God kissed his brow and took him by the hand, and I just knew she did the same for everyone. My old man - who was too young in hindsight - went with a smile, comforted despite his discontent.
I didn't see God again until I was thirty. My eldest dropped her backpack on the kitchen table, and the thud of it woke her brother from his noontime nap. In the glimmering tears they bore, I saw an apology. It was sorrowful, and I was rightly confused.
Then came The Car Accident. She had decades unlived.
The cosmic irony failed to escape my grief. Enraged, I screamed at God. Swore I'd **** them if I could. Begged for answers until my lips turned blue.
None came. Time passed: I collected more scars, recovered in fits and bursts that hurt as much as they healed. I grew old.
Lying beside unstoked coals, limbs paper-thin, I smiled at God as they gave me their hand.

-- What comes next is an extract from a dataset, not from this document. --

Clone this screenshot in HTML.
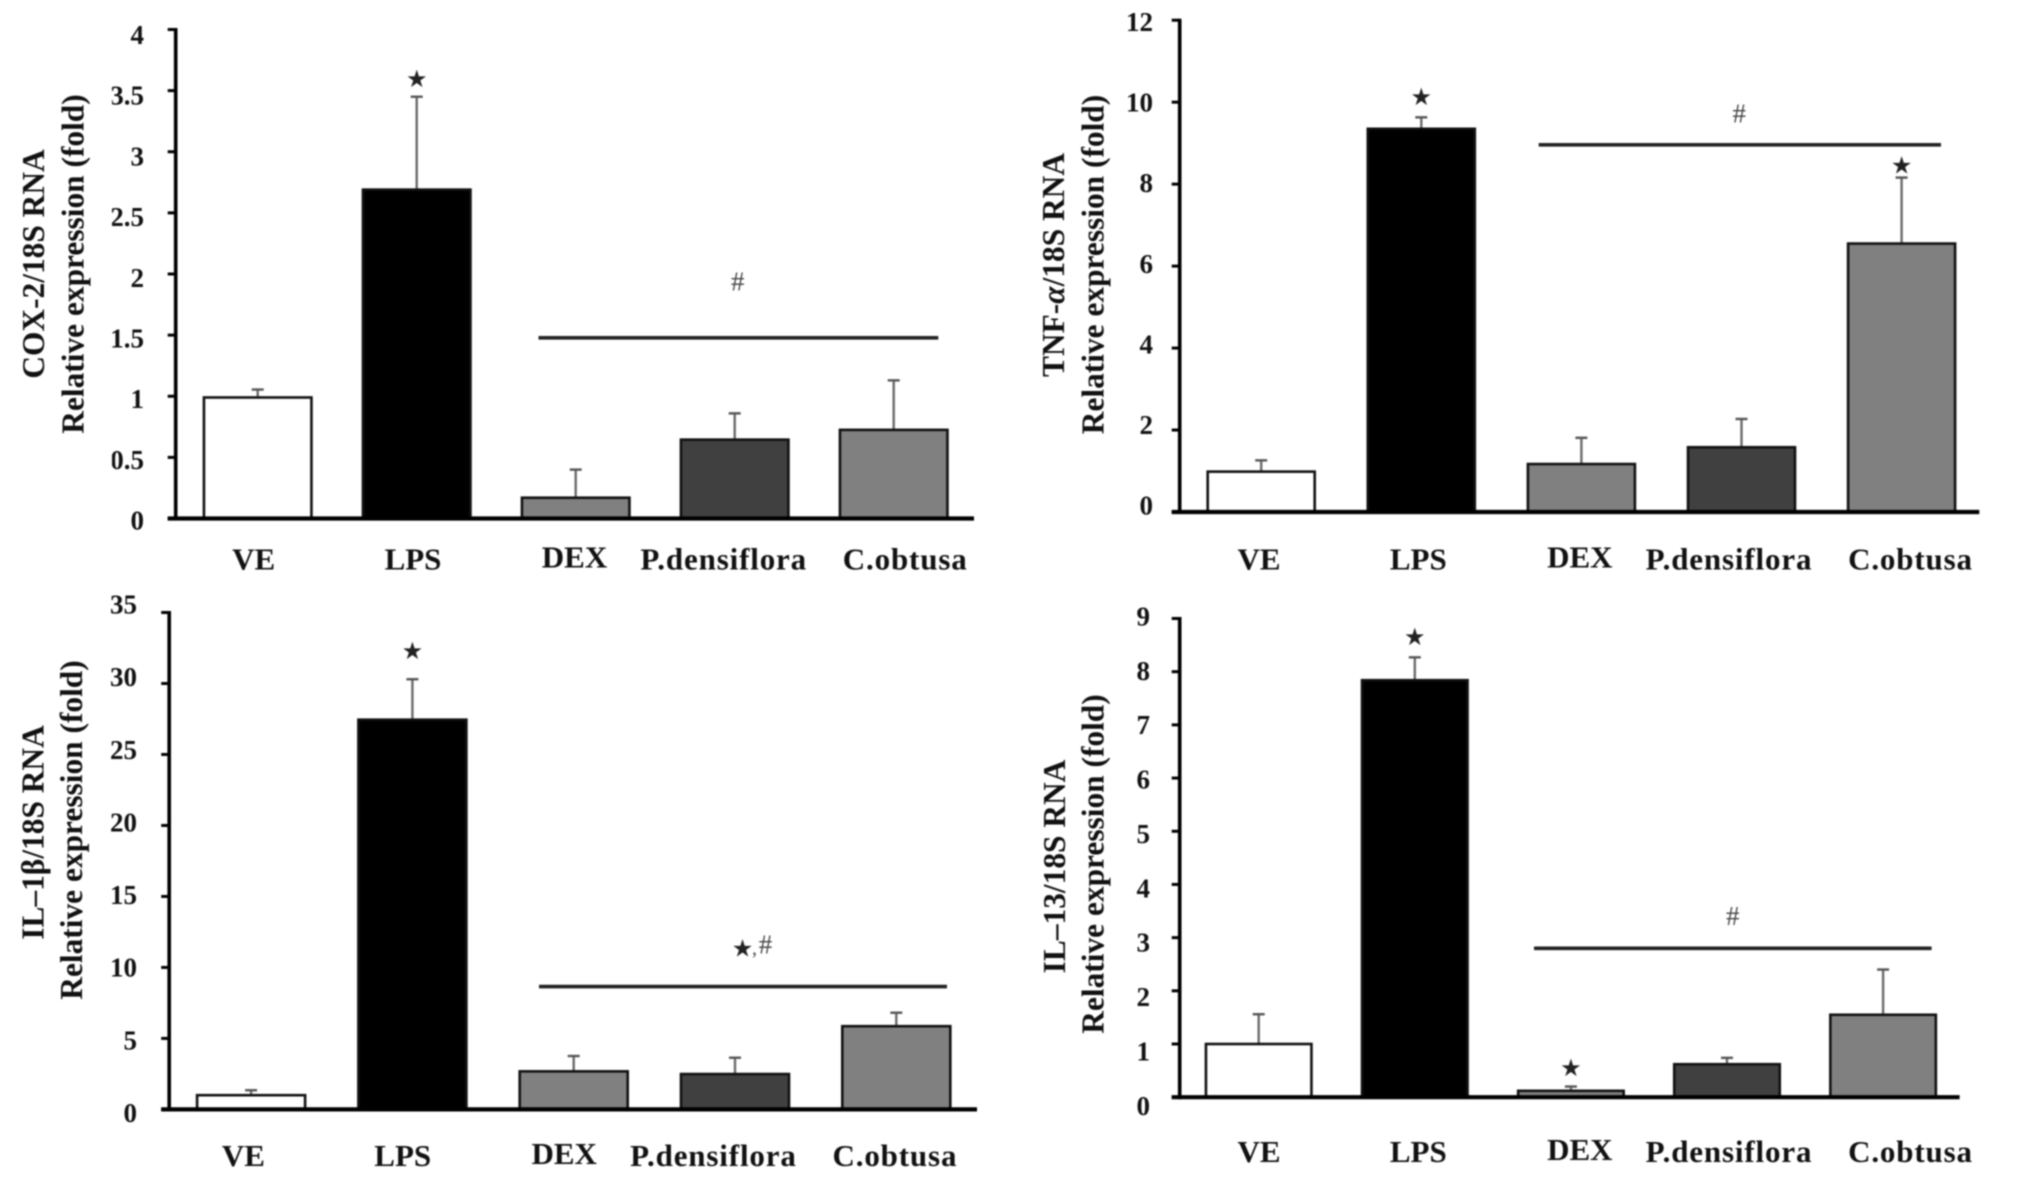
<!DOCTYPE html>
<html lang="en">
<head>
<meta charset="utf-8">
<title>Relative expression bar charts</title>
<style>
html,body{margin:0;padding:0;background:#fff;width:2031px;height:1177px;overflow:hidden}
svg{display:block;filter:blur(.9px)}
text{font-family:"Liberation Serif","DejaVu Serif",serif;fill:#111}
.tick{font-weight:bold;font-size:27px;text-anchor:end}
.cat{font-weight:bold;font-size:31px;text-anchor:middle}
.title{font-weight:bold;font-size:31.4px;text-anchor:middle}
.star{font-family:"DejaVu Sans",sans-serif;font-size:24px;text-anchor:middle;fill:#222}
.hash{font-size:27px;text-anchor:middle;fill:#444}
</style>
</head>
<body>
<svg id="figure" xmlns="http://www.w3.org/2000/svg" width="2031" height="1177" viewBox="0 0 2031 1177">
<rect width="2031" height="1177" fill="#ffffff"/>
</svg>
<script>
const categories = ['VE','LPS','DEX','P.densiflora','C.obtusa'];

const coxTicks = ['0','0.5','1','1.5','2','2.5','3','3.5','4'];
const coxTickValues = [0,0.5,1,1.5,2,2.5,3,3.5,4];
const coxMeans = [0.99,2.69,0.17,0.645,0.725];
const coxErrorTops = [1.055,3.45,0.40,0.86,1.13];
const coxSignificance = 1.478;

const tnfTicks = ['0','2','4','6','8','10','12'];
const tnfTickValues = [0,2,4,6,8,10,12];
const tnfMeans = [0.985,9.35,1.17,1.58,6.55];
const tnfErrorTops = [1.26,9.63,1.81,2.27,8.16];
const tnfSignificance = 8.96;

const ilbTicks = ['0','5','10','15','20','25','30','35'];
const ilbTickValues = [0,5,10,15,20,25,30,35];
const ilbMeans = [1.0,27.45,2.68,2.49,5.86];
const ilbErrorTops = [1.35,30.3,3.76,3.64,6.81];
const ilbSignificance = 8.65;

const il13Ticks = ['0','1','2','3','4','5','6','7','8','9'];
const il13TickValues = [0,1,2,3,4,5,6,7,8,9];
const il13Means = [1.0,7.84,0.12,0.62,1.55];
const il13ErrorTops = [1.56,8.27,0.2,0.74,2.4];
const il13Significance = 2.8;

const barFills = ['#ffffff','#000000','#808080','#404040','#808080'];
const NS = 'http://www.w3.org/2000/svg';
const root = document.getElementById('figure');

function make(tag, attrs, parent, txt){
  const el = document.createElementNS(NS, tag);
  for (const k in attrs) el.setAttribute(k, attrs[k]);
  if (txt !== undefined) el.textContent = txt;
  parent.appendChild(el);
  return el;
}

function drawPanel(p){
  const g = make('g', {}, root);
  
  

  const maxV = p.tickValues[p.tickValues.length - 1];
  const y = v => p.base - v * (p.base - p.top) / maxV;
  const x = i => p.x0 + i * p.step;
  const labelY = v => p.labelBase + (p.labelTop - p.labelBase) * v / maxV;

  // error bars sit behind the bars
  p.errorTops.forEach((v, i) => {
    const stem = make('line', {x1:x(i), x2:x(i), y1:y(p.means[i]), y2:y(v), stroke:'#6a6a6a', 'stroke-width':2.4}, g);
    
    
    const cap = make('line', {x1:x(i)-6, x2:x(i)+6, y1:y(v), y2:y(v), stroke:'#555', 'stroke-width':2.4}, g);
    
    
  });

  // bars
  p.means.forEach((v, i) => {
    const r = make('rect', {x:x(i)-p.bw/2, y:y(v), width:p.bw, height:p.base-y(v), fill:barFills[i], stroke:'#111', 'stroke-width':2.6}, g);
    
    
  });

  // axes
  const yAxis = make('line', {x1:p.axisX, x2:p.axisX, y1:p.top-1.5, y2:p.base+2, stroke:'#000', 'stroke-width':3.6}, g);
  
  
  const xAxis = make('line', {x1:p.axisX-8, x2:p.axisEnd, y1:p.base, y2:p.base, stroke:'#000', 'stroke-width':4.2}, g);
  
  

  // y ticks and labels
  const tickGroup = make('g', p.clip ? {'clip-path':'url(#'+p.clip+')'} : {}, g);
  
  
  p.tickValues.forEach((v, i) => {
    const t = make('line', {x1:p.axisX-8, x2:p.axisX, y1:y(v), y2:y(v), stroke:'#000', 'stroke-width':3}, g);
    
    
    const l = make('text', {class:'tick', x:p.tickRight, y:labelY(v)+9}, tickGroup, p.ticks[i]);
    
    
  });

  // category labels
  const labelShift = [0,159.3,320.8,470,651.5];
  const labelRise = [0,0,2.2,0,0];
  categories.forEach((c, i) => {
    const l = make('text', {class:'cat', x:p.catX+labelShift[i], y:p.catY+10-labelRise[i]}, g, c);
    if (/[a-z]/.test(c)) l.style.letterSpacing = '.85px';
    
    
  });

  // axis titles
  const t1 = make('text', {class:'title', transform:'translate('+p.t1x+','+p.t1y+') rotate(-90)', y:10}, g);
  
  
  p.title(t1);
  const t2 = make('text', {class:'title', transform:'translate('+p.t2x+','+p.t2y+') rotate(-90)', y:10}, g, 'Relative expression (fold)');
  
  

  // significance bracket
  const sig = make('line', {x1:p.sigX1, x2:p.sigX2, y1:y(p.significance), y2:y(p.significance), stroke:'#222', 'stroke-width':3.6}, g);
  
  

  const h = make('text', {class:'hash', x:p.hashX, y:p.hashY+8}, g, '#');
  
  
  if (p.hashStar) {
    const hs = make('text', {class:'star', x:p.hashX-23, y:p.hashY+11}, g, '★');
    
    
    const comma = make('text', {class:'hash', x:p.hashX-11, y:p.hashY+9, style:'font-size:20px'}, g, ',');
    
    
  }

  // stars above error bars
  p.stars.forEach(s => {
    const st = make('text', {class:'star', x:x(s.i), y:y(p.errorTops[s.i]) - s.gap + 8.5}, g, '★');
    
    
  });
}

const defs = make('defs', {}, root);
const cp = make('clipPath', {id:'coxClip'}, defs);
make('rect', {x:112, y:0, width:100, height:600}, cp);

function plainTitle(s){ return el => { el.textContent = s; }; }

drawPanel({id:'cox2', ticks:coxTicks, tickValues:coxTickValues, means:coxMeans, errorTops:coxErrorTops, significance:coxSignificance,
  axisX:175.7, axisEnd:974, base:518.5, top:29.5, x0:257.7, step:159, bw:107.5, tickRight:144, labelBase:520.5, labelTop:35, clip:'coxClip',
  catX:253.7, catY:559.6, t1x:34, t1y:264, t2x:73.7, t2y:264, sigX1:538.5, sigX2:938.3, hashX:737.8, hashY:282.4,
  stars:[{i:1, gap:18}], title:plainTitle('COX-2/18S RNA')});

drawPanel({id:'tnf-alpha', ticks:tnfTicks, tickValues:tnfTickValues, means:tnfMeans, errorTops:tnfErrorTops, significance:tnfSignificance,
  axisX:1179.7, axisEnd:1979.3, base:512, top:20.2, x0:1261.2, step:160.1, bw:107, tickRight:1153, labelBase:505.5, labelTop:22,
  catX:1259, catY:559.6, t1x:1054, t1y:265, t2x:1093.5, t2y:264.5, sigX1:1538.7, sigX2:1941, hashX:1739.2, hashY:114.5,
  stars:[{i:1, gap:20.7},{i:4, gap:12.5}],
  title: el => {
    el.appendChild(document.createTextNode('TNF-'));
    const a = make('tspan', {'font-style':'italic'}, el, 'α');
    
    
    el.appendChild(document.createTextNode('/18S RNA'));
  }});

drawPanel({id:'il-1beta', ticks:ilbTicks, tickValues:ilbTickValues, means:ilbMeans, errorTops:ilbErrorTops, significance:ilbSignificance,
  axisX:169.2, axisEnd:977, base:1109.4, top:612.5, x0:251.1, step:161.3, bw:108, tickRight:137, labelBase:1113, labelTop:604.5,
  catX:243.4, catY:1156, t1x:33.5, t1y:832.5, t2x:72.2, t2y:830, sigX1:539, sigX2:947, hashX:765.5, hashY:945.6, hashStar:true,
  stars:[{i:1, gap:28.5}], title:plainTitle('IL–1β/18S RNA')});

drawPanel({id:'il-13', ticks:il13Ticks, tickValues:il13TickValues, means:il13Means, errorTops:il13ErrorTops, significance:il13Significance,
  axisX:1179.7, axisEnd:1959.6, base:1097.2, top:618.5, x0:1258.7, step:156.1, bw:105.5, tickRight:1150, labelBase:1105.8, labelTop:616.5,
  catX:1259, catY:1152, t1x:1055, t1y:866.5, t2x:1093.7, t2y:864, sigX1:1534, sigX2:1931.6, hashX:1732.7, hashY:917,
  stars:[{i:1, gap:20.7},{i:2, gap:19}], title:plainTitle('IL–13/18S RNA')});
</script>
</body>
</html>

You see, over the lifetime my daughter never got to be, I had come to learn a thing or two. Like the scent of forgotten fruit, and the many flavours of success and failure. So, the curve of my lip was honest when God kissed my brow and apologized for their limitations.
"Omnipotence is a sham," a secret I already knew.
What parent would surrender their child to hurt, had they a choice otherwise?
I laughed, and they joined in.
I kissed their cheek, freed them from sin.
Salt on my lips, I spoke forgiveness.
Funny, being a child at eighty.
This is the poem's original form, and one which better illustrates my preferred idea of God. Yes, I remain some mixture of Atheistic and Agnostic. Yet, this thought persists. Mostly because the common conceptualizations of 'God' remain deeply unsatisfying.